Born in a village a few minutes along the coast, the local environmental agency was aware of his work and when Shangri-La was looking for a turtle specialist he was, of course, the logical choice for the job – now it was my turn to be just a little bit jealous.
Driving round the beaches with Mohammed we spotted the lazy river kids’ ride at the nearby Al Bander Hotel. Designed especially for families, this part of the resort has a full-on entertainment programme and we vowed to take an early morning ride on one of the blow-up river tubes.
However, since our trip was all about relaxation, our next stop had to be Chi, The Spa. So luxurious is this tranquil haven that you don’t just get a treatment room but rather a whole villa, complete with Jacuzzi bath! I opted for a medium-firm massage with almond and bergamot oil which left my skin feeling silky and my legs akin to jelly.
Not wanting to waste the feeling of total relaxation, we headed to Al Husn’s private beach for a couple of hours of total chilling before heading into Muscat to explore the traditional Muttrah Souq.
For those who have only ever experienced Bahrain’s souq, this place is a joy. Filled with tiny alleyways and interesting little shops, here you can find everything from a cooking pot to an Aladdin’s lamp. We stumbled, almost by accident, on one store filled with bins and shelves teeming with old, tarnished silver.
After several minutes of determined rummaging, I’d found earrings and a bracelet which shone brightly after a quick wipe with a silver cloth by the shopkeeper. To determine the price he weighed my choices and then it was down to some serious bargaining; I thought I showed a remarkable talent for barter until I later saw my travelling companion walk away with a gorgeous sapphire necklace for less than half the original asking price!
Like souqs the world over, Muttrah does have its fair share of what we used to call “lookey, lookey men”, those who will try and entice you into their shops with promises of pashminas, lamps, bangles and assorted other tat. But it also has a huge number of proper, traditional vendors from cloth sellers to stalls piled with gold and frankincense — and probably myrrh too, had I but looked.

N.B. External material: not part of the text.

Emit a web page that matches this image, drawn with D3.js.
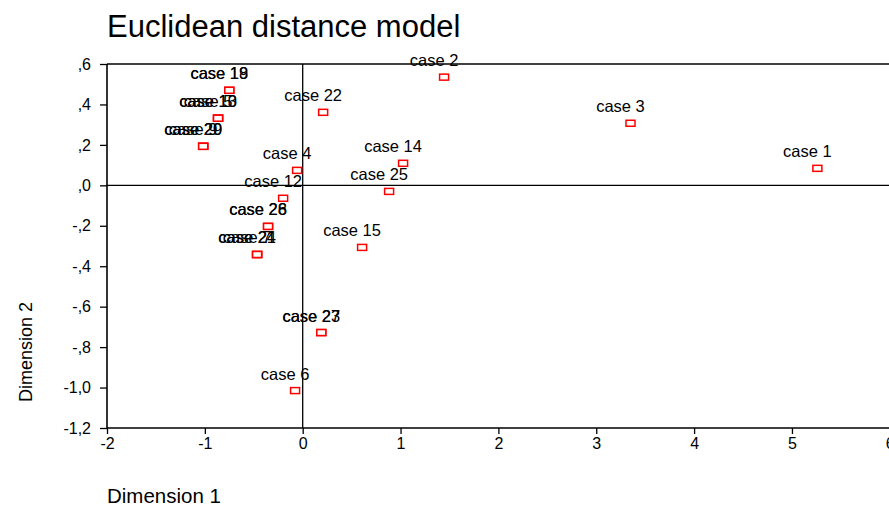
<!DOCTYPE html>
<html>
<head>
<meta charset="utf-8">
<script src="https://cdn.jsdelivr.net/npm/d3@7"></script>
<style>
  body { margin: 0; background: #fff; }
  text { font-family: Arial, "Liberation Sans", sans-serif; fill: #000; }
</style>
</head>
<body>
<div class="chart"></div>
<script>
// MDS stimulus configuration

const width = 889
const height = 506

const cases = ['case 1','case 2','case 3','case 4','case 5','case 6','case 7','case 9','case 10',
  'case 12','case 13','case 14','case 15','case 18','case 19','case 20','case 21','case 22',
  'case 23','case 24','case 25','case 26','case 27','case 28','case 29']
const dim1 = [5.26, 1.445, 3.35, -0.057, -0.865, -0.078, -0.466, -1.017, -0.865,
  -0.20, -0.865, 1.026, 0.607, -0.75, -0.75, -1.017, -0.466, 0.209,
  0.19, -0.466, 0.883, -0.354, 0.19, -0.354, -1.017]
const dim2 = [0.084, 0.535, 0.307, 0.074, 0.332, -1.015, -0.342, 0.193, 0.332,
  -0.064, 0.332, 0.109, -0.307, 0.47, 0.47, 0.193, -0.342, 0.361,
  -0.728, -0.342, -0.030, -0.203, -0.728, -0.203, 0.193]

const xTicks = [-2, -1, 0, 1, 2, 3, 4, 5, 6]
const yTicks = [0.6, 0.4, 0.2, 0, -0.2, -0.4, -0.6, -0.8, -1.0, -1.2]

const points = cases.map((c, i) => ({name: c, x: dim1[i], y: dim2[i]}))

const svg = d3.select('.chart')
  .append('svg')
  .attr('width', width)
  .attr('height', height)

const x = d3.scaleLinear().domain([-2, 6]).range([107, 889.8])
const y = d3.scaleLinear().domain([-1.2, 0.6]).range([428, 64])

// spss style tick labels: ,6  -,2  -1,0  (plain hyphen for minus)
const yFmt = d => d3.format('.1f')(d).replace('\u2212', '-').replace(/^(-?)0\./, '$1,').replace('.', ',')
const xFmt = d => String(d)

svg.append('text')
  .attr('x', 107)
  .attr('y', 37)
  .attr('font-size', 31)
  .text('Euclidean distance model')

// frame top
svg.append('line')
  .attr('x1', x(-2)).attr('x2', width)
  .attr('y1', y(0.6)).attr('y2', y(0.6))
  .attr('stroke', '#000').attr('stroke-width', 1.3)

// reference lines at 0
svg.append('line')
  .attr('x1', x(-2)).attr('x2', width)
  .attr('y1', y(0)).attr('y2', y(0))
  .attr('stroke', '#000').attr('stroke-width', 1.3)
svg.append('line')
  .attr('x1', x(0)).attr('x2', x(0))
  .attr('y1', y(0.6)).attr('y2', y(-1.2))
  .attr('stroke', '#000').attr('stroke-width', 1.3)

const xAxis = svg.append('g')
  .attr('transform', `translate(0, ${y(-1.2)})`)
  .call(d3.axisBottom(x).tickValues(xTicks).tickSize(6).tickPadding(4).tickFormat(xFmt))
xAxis.select('.domain').attr('d', `M${x(-2)},0H${width}`).attr('stroke-width', 1.6)

const yAxis = svg.append('g')
  .attr('transform', `translate(${x(-2)}, 0)`)
  .call(d3.axisLeft(y).tickValues(yTicks).tickSize(7).tickPadding(9).tickFormat(yFmt))
yAxis.select('.domain').attr('d', `M0,${y(0.6)}V${y(-1.2)}`).attr('stroke-width', 1.6)

svg.selectAll('.tick line').attr('stroke-width', 1.3)
svg.selectAll('.tick text')
  .attr('font-size', 16)
  .attr('font-family', 'Arial, "Liberation Sans", sans-serif')

svg.append('text')
  .attr('transform', `translate(32, 352) rotate(-90)`)
  .attr('text-anchor', 'middle')
  .attr('font-size', 18)
  .text('Dimension 2')

svg.append('text')
  .attr('x', 107)
  .attr('y', 503)
  .attr('font-size', 20.5)
  .text('Dimension 1')

const g = svg.append('g')

g.selectAll('rect')
  .data(points)
  .enter().append('rect')
    .attr('x', d => x(d.x) - 4.5)
    .attr('y', d => y(d.y) - 3)
    .attr('width', 9)
    .attr('height', 6)
    .attr('fill', '#fff')
    .attr('stroke', '#f00')
    .attr('stroke-width', 1.5)

// labels sit above and a bit to the left of each marker
g.selectAll('text')
  .data(points)
  .enter().append('text')
    .attr('x', d => x(d.x) - 10)
    .attr('y', d => y(d.y) - 11)
    .attr('text-anchor', 'middle')
    .attr('font-size', 16.5)
    .text(d => d.name)
</script>
</body>
</html>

We dined on the corniche at a restaurant just upstairs from the souq entrance called, imaginatively, the Cornish Restaurant. The shish tawook and hummous were divine but the waiter grumpy. I’d recommend it if you don’t require your service to come with a smile.
Back at the hotel, we considered checking out some of the many entertainment options; there’s a bar with live music and more than 20 food and drink outlets to choose from. But, after a long and busy day, I was more than happy to settle down on the balcony with a nightcap to listen to the waves crashing onto the nearby headland.
Situated in a sheltered bay, Shangri-La Barr Al Jissah looks like a traditional Arabic town; it’s on several levels to take account of its mountain setting and feels very secure. But all the rooms have sea views and, as you look out to the Indian Ocean, you’re very aware that the wild depths are never far away.
I’ve dived off Oman before, and can highly recommend it, but this time I was looking for adventure above the waves. Next morning saw me heading to the Extra Divers Centre for a dolphin safari.
The marine life along this coast is rich and varied and we set off in a speedboat in the hope of spotting some of it. I’m a big fan of dolphins in the wild but, if you take this sort of trip, you must be aware that they are just that — wild — and they may not choose to grace you with their presence. Which is what happened on this occasion.
I’d been booked on the early morning tour, which did come across Flipper and friends. However, having overslept, I took the later trip and spent a very pleasant but, sadly, dolphin-free couple of hours experiencing life on the ocean wave.
Back at the resort we headed back to the beach and spent a delightful couple of hours chilling before it was time to head back to the airport. We’d been in Oman just 48 hours but it seemed like we’d been a world away.